Perhaps this journalism is evidence that the tide of popular opinion regarding standardized testing is starting to turn. Are we more broadly coming to question the costs of the testing culture that has gripped U.S. schools? Are we starting to see that data doesn't tell the whole story of educating children? Journalism like this, and the small bits of furor opening up here and there over opting out of state tests are enough to suggest that, yes, maybe the data-driven emphasis on tests is starting to wane in power.

I teach at a school that, four years ago, graduated its first ever class with a perfect graduation rate. At the time it seemed like an accomplishment. Many kids and even more adults worked hard to make that possible. I was one of those adults (that happened to be a year in which my schedule was exclusively teaching seniors). But over the next few years, that accomplishment turned into an expectation. Now, it may as well be an entitlement.

At the time, in the spring of 2011, I overlooked a realization that I've come to appreciate: to expect 100% of adolescents to do anything is naive and counterproductive. They're adolescents. Adolescence is messy.

But sometimes in that messiness, they're ridiculously clear-headed. What one student learned by trying to balance the U.S. budget. 
It's a time of overlapping and conflicting priorities. It's a time of great change and a growing ability to handle that change. By the way, a growing ability to handle change implies that there is varying inability to handle change.

There's a fascinating parable in here about steel quotas and Stalin's Five-Year Plans that I cannot help but think when I contemplate the uglier aspects of today's testing culture. 

Attainment of an unrealistic goal encourages unethical behavior. Attainment of an unrealistic goal creates fertile ground for perverse incentives. Attainment of an unrealistic goal can stunt individualism.

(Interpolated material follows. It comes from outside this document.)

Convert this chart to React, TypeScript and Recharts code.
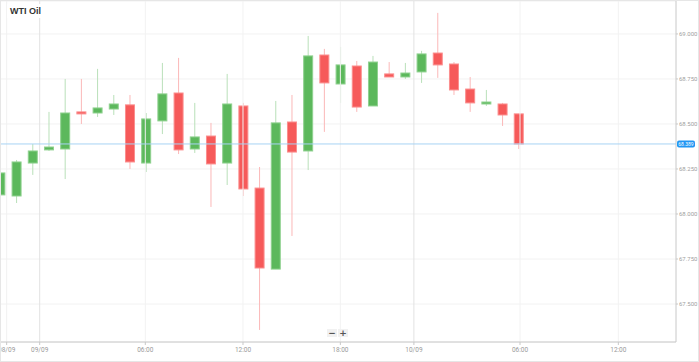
import React from "react";
import {
  ComposedChart,
  Bar,
  XAxis,
  YAxis,
  CartesianGrid,
  ReferenceLine,
} from "recharts";

// hourly candles
const opens = [68.106, 68.1, 68.283, 68.356, 68.361, 68.567, 68.561, 68.583, 68.606, 68.283, 68.517, 68.672, 68.361, 68.433, 68.283, 68.6, 68.144, 67.694, 68.511, 68.35, 68.883, 68.722, 68.822, 68.6, 68.778, 68.761, 68.789, 68.894, 68.833, 68.694, 68.611, 68.611, 68.556];
const closes = [68.228, 68.289, 68.35, 68.372, 68.561, 68.556, 68.589, 68.611, 68.289, 68.528, 68.667, 68.356, 68.428, 68.278, 68.611, 68.139, 67.7, 68.506, 68.344, 68.878, 68.728, 68.828, 68.594, 68.844, 68.761, 68.783, 68.889, 68.828, 68.689, 68.617, 68.622, 68.55, 68.389];
const highs = [68.228, 68.3, 68.389, 68.567, 68.75, 68.75, 68.806, 68.661, 68.661, 68.561, 68.839, 68.867, 68.617, 68.506, 68.778, 68.617, 68.261, 68.628, 68.661, 68.989, 68.917, 68.928, 68.85, 68.878, 68.844, 68.839, 68.906, 69.117, 68.844, 68.761, 68.689, 68.617, 68.556];
const lows = [68.106, 68.061, 68.217, 68.35, 68.194, 68.5, 68.539, 68.55, 68.25, 68.233, 68.444, 68.333, 68.339, 68.039, 68.161, 68.1, 67.356, 67.694, 67.878, 68.244, 68.456, 68.617, 68.567, 68.6, 68.761, 68.75, 68.728, 68.756, 68.661, 68.567, 68.6, 68.489, 68.361];

const xTickPos = [0.38, 2.42, 8.94, 14.97, 20.98, 25.52, 32.07, 38.14];
const xTickLabels = ["08/09", "09/09", "06:00", "12:00", "18:00", "10/09", "06:00", "12:00"];
const dayTicks = [2.42, 25.52];
const yTicks = [67.5, 67.75, 68, 68.25, 68.5, 68.75, 69];
const lastPrice = 68.389;

const data = opens.map((o, i) => ({
  i,
  open: o,
  close: closes[i],
  high: highs[i],
  low: lows[i],
}));

const Candle = (props: any) => {
  const { x, y, width, height, payload } = props;
  const { open, close, high, low } = payload;
  const up = close >= open;
  const span = high - low || 1;
  const toY = (v: number) => y + ((high - v) / span) * height;
  const cx = x + width / 2;
  const top = toY(Math.max(open, close));
  const bottom = toY(Math.min(open, close));
  const h = Math.max(bottom - top, 2);
  return (
    <g>
      <line
        x1={cx}
        x2={cx}
        y1={y}
        y2={y + height}
        stroke={up ? "#b9e0b9" : "#fbb8b8"}
        strokeWidth={1}
      />
      <rect
        x={x + 0.5}
        y={top}
        width={width - 1}
        height={h}
        fill={up ? "#5cb85c" : "#f65a5a"}
        stroke={up ? "#8fd18f" : "#fb8e8e"}
        strokeWidth={1}
      />
    </g>
  );
};

const XTick = ({ x, y, payload }: any) => {
  const idx = xTickPos.indexOf(payload.value);
  return (
    <text x={x} y={y + 7} textAnchor="middle" fontSize={6.5} fill="#9a9a9a" fontFamily="Roboto, sans-serif">
      {xTickLabels[idx]}
    </text>
  );
};

const YTick = ({ x, y, payload }: any) => (
  <text x={x + 1} y={y + 2} textAnchor="start" fontSize={6} fill="#a0a0a0" fontFamily="Roboto, sans-serif">
    {payload.value.toFixed(3)}
  </text>
);

const PriceLabel = ({ viewBox }: any) => {
  const rx = viewBox.x + viewBox.width + 1;
  return (
    <g>
      <rect x={rx} y={viewBox.y - 3.5} width={18} height={7} rx={2} fill="#2196f3" />
      <text x={rx + 9} y={viewBox.y + 2} textAnchor="middle" fontSize={5} fill="#fff" fontFamily="Roboto, sans-serif">
        {lastPrice.toFixed(3)}
      </text>
    </g>
  );
};

const btn: React.CSSProperties = {
  position: "absolute",
  top: 329,
  width: 10,
  height: 8,
  background: "#f1f1f1",
  color: "#555",
  fontSize: 9,
  lineHeight: "8px",
  textAlign: "center",
  fontFamily: "DejaVu Sans, sans-serif",
  fontWeight: "bold",
};

export default function App() {
  return (
    <div style={{ position: "absolute", left: 0, top: 0, width: 699, height: 362, background: "#fff" }}>
      <ComposedChart
        width={699}
        height={362}
        data={data}
        margin={{ top: 1, right: 0, left: 0, bottom: 0 }}
      >
        <CartesianGrid vertical={false} stroke="#f2f2f2" />
        {xTickPos.map((t) => (
          <ReferenceLine
            key={t}
            x={t}
            stroke={dayTicks.includes(t) ? "#e2e2e2" : "#f2f2f2"}
            strokeWidth={1}
          />
        ))}
        <XAxis
          dataKey="i"
          type="number"
          domain={[-0.03, 41.7]}
          ticks={xTickPos}
          interval={0}
          allowDataOverflow
          height={20}
          tickSize={3}
          tickMargin={0}
          stroke="#c8c8c8"
          tick={<XTick />}
        />
        <YAxis
          orientation="right"
          type="number"
          domain={[67.289, 69.183]}
          ticks={yTicks}
          allowDataOverflow
          width={23}
          tickSize={2}
          tickMargin={0}
          stroke="#c8c8c8"
          tick={<YTick />}
        />
        <ReferenceLine y={lastPrice} stroke="#a8d4f5" strokeWidth={1} label={<PriceLabel />} />
        <Bar
          dataKey={(d: any) => [d.low, d.high]}
          barSize={10}
          shape={<Candle />}
          isAnimationActive={false}
        />
      </ComposedChart>
      <div
        style={{
          position: "absolute",
          left: 7,
          top: 4,
          padding: "2px 3px",
          background: "#fff",
          fontFamily: "Liberation Sans, Arial, sans-serif",
          fontWeight: "bold",
          fontSize: 9,
          color: "#333",
        }}
      >
        WTI Oil
      </div>
      <div style={{ ...btn, left: 327 }}>−</div>
      <div style={{ ...btn, left: 338 }}>+</div>
      <div
        style={{
          position: "absolute",
          left: 0,
          top: 0,
          width: 699,
          height: 362,
          boxSizing: "border-box",
          border: "1px solid #e6e6e6",
          pointerEvents: "none",
        }}
      />
    </div>
  );
}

But I don't think unethical behavior is typical in my profession. I work as part of an army of people who genuinely care for kids. Caring for kids can unintentionally lead us to do things that stunt their growth.

In some ways the problems NPR points out resemble concerns people have about the "everybody-wins-a-trophy" mentality that some say persist with sports and other competitions. I don't necessarily think that such an impulse is at play here. The desire to award everybody is driven by care for a child's feelings. This push toward 100% graduation is motivated by a desire to set kids up for success.

That doesn't mean it's right.

A fundamental principle of working with kids is to provide options. Don't make ultimatums. Offer an option A and option B. Help highlight the pros and cons of each. Sell A over B. But ultimately let the kid choose. And be as comfortable as possible when their choice disappoints.

In today's culture, I've seen the adults - teachers, administrators, boards, parents - take the kids right to choose away. A few years ago it was a movement that the students must pass a given test. That's only gotten louder. That sentiment has morphed into every student must graduate.

And the day we say must is the day the adults own the problem. And in owning the problem, we rob the kids of a chance to choose their path.

I love working with kids. It's hard for me to imagine leaving the classroom despite being there 17 years. On a daily basis I work with very interesting adults-in-training. They might not surprise me daily, but they do surprise me weekly. For instance, I can't wait to see the finished product of the Macroeconomic chess set a group of my colleagues' students are making with a 3D printer.

I'm hopeful that tomorrow another kid will impress me the way a shy 10th grade girl did in delivering a solid presentation on a harder-than-seems topic. And I say this despite the fact that behaviors today disappointed me (it's June 10 . . . a week of school remains, shenanigans were abundant today . . . 1:00 to 1:10 was a variety show of obnoxious acts).

A variety show of obnoxious acts? Too harsh. No, I'm just working with adolescents. And I love doing so. And I want to continue working with them in such a way that we can help them grow, not keep them as kids.